I spent a lot of time with my parents and sister; time helping, time loving. And I was okay putting my writing aside for a while. This blog took on a sort of lesser quality. From what I thought was my standard, anyway. And my fiction was tucked away, saved, ready for later. Whenever.
But then my everyday real-and-in-person life flagged, too.
I started suspecting the cause was more than losing my father. Because hard as that has been, and continues to be, would it overlap into everything else, the minutiae of daily life as a wife, mother, homemaker? Force my patience and determination to wear, not just thin but through? I've been apathetic. I've been moody. Horrible.

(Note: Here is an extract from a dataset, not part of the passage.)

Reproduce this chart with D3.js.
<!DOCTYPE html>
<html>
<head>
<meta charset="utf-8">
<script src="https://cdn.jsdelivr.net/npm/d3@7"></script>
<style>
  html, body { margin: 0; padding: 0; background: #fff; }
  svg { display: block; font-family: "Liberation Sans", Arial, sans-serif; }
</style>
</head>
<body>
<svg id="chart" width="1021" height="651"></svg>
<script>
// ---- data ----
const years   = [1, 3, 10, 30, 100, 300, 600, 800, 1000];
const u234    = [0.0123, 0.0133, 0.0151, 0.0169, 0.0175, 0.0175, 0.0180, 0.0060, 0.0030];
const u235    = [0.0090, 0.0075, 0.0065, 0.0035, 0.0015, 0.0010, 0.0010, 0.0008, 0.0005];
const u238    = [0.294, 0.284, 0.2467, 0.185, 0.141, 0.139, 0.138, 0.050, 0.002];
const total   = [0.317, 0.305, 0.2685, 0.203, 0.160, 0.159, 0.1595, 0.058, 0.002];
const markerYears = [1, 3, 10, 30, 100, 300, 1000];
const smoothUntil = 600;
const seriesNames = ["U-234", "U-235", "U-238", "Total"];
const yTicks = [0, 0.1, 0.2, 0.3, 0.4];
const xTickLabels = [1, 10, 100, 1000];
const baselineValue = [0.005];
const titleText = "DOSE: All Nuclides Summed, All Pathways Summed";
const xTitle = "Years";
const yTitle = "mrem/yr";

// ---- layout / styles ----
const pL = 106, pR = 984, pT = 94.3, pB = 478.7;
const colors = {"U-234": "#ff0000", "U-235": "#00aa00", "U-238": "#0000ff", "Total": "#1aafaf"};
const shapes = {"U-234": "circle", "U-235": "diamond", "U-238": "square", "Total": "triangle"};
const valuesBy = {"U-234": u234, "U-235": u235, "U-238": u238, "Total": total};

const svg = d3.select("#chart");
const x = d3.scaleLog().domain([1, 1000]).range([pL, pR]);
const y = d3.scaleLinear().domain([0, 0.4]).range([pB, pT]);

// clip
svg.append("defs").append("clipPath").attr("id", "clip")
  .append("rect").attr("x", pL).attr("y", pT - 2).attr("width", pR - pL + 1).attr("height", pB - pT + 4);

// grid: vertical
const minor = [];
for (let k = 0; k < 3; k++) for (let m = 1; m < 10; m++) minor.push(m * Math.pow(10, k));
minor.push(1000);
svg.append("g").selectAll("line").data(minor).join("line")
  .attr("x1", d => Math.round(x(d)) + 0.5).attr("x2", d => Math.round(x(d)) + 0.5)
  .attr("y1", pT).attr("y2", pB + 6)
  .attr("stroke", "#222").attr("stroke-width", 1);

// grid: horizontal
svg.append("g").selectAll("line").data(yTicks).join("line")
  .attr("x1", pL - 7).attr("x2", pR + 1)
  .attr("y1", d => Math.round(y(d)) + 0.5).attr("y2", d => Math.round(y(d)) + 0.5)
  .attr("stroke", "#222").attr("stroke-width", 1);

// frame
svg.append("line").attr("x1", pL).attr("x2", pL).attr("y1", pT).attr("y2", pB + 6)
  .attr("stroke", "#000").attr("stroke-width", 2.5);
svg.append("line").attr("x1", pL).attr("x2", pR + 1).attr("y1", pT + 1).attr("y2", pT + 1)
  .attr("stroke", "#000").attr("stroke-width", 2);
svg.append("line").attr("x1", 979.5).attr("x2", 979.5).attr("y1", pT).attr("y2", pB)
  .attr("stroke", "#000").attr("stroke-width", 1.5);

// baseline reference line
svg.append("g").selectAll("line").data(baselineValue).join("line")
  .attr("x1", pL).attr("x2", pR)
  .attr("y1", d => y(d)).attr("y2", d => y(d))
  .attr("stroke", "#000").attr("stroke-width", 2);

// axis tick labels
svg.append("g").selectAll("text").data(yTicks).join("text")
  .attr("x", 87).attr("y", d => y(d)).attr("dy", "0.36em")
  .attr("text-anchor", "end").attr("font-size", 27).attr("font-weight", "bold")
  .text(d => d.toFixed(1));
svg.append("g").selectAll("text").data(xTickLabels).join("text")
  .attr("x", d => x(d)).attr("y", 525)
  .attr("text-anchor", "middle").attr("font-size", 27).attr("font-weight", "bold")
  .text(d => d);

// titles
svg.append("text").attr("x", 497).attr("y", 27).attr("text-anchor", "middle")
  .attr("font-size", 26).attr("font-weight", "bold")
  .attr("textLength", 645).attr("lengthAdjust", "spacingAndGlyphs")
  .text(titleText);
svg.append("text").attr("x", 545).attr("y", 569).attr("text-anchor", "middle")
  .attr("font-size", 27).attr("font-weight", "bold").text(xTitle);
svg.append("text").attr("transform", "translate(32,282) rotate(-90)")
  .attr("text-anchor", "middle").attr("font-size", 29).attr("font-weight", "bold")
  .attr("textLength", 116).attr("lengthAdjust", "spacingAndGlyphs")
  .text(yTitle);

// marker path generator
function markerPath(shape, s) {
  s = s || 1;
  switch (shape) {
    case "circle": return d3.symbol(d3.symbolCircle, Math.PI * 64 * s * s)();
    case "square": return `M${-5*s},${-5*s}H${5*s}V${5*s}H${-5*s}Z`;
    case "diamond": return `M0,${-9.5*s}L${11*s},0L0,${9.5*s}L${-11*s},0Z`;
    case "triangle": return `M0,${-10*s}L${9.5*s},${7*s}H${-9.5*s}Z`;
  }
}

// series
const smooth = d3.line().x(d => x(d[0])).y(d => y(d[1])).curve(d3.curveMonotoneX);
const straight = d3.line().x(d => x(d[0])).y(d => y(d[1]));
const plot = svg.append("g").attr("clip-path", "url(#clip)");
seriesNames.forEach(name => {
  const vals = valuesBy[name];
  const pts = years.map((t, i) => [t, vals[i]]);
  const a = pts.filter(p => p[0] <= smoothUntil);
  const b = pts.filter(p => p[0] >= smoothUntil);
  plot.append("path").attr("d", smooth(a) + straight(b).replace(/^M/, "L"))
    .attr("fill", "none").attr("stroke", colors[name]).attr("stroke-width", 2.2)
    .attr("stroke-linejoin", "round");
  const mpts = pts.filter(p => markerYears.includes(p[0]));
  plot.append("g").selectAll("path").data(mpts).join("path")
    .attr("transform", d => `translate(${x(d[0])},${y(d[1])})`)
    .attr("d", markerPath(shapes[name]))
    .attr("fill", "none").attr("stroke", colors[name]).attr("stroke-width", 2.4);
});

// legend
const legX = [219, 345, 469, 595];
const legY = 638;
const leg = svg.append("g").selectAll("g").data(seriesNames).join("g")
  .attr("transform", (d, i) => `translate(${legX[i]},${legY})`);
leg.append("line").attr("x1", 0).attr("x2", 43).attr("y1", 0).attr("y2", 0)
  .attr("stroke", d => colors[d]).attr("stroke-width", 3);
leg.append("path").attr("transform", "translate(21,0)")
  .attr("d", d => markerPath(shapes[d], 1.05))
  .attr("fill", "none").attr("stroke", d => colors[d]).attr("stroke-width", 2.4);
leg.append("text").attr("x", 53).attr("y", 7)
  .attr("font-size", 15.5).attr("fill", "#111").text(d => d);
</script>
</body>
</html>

I told my husband something is wrong. That everything--people, my responsibilities, all of it--overwhelms me.
Then last night I had one of those half-lucid brainstorms. The first scene of A Gradual Goodbye, the novel I'm rewriting, floated around in my dreams, delivering me back to the story. The creative coals kindled.
When I woke this morning I headed straight for the computer. Pulled the book up. Worked for a couple hours, felt it for the first time in a long while. Inner peace. And it clicked. The piece I hadn't been able to fit, let alone identify, slid right in its place. I don't know why I didn't realize it before.
It's the writing. Such a defining outlet for me. That creativity, huge. It balances my world, and my mental health.
It makes me happy. That's why I write.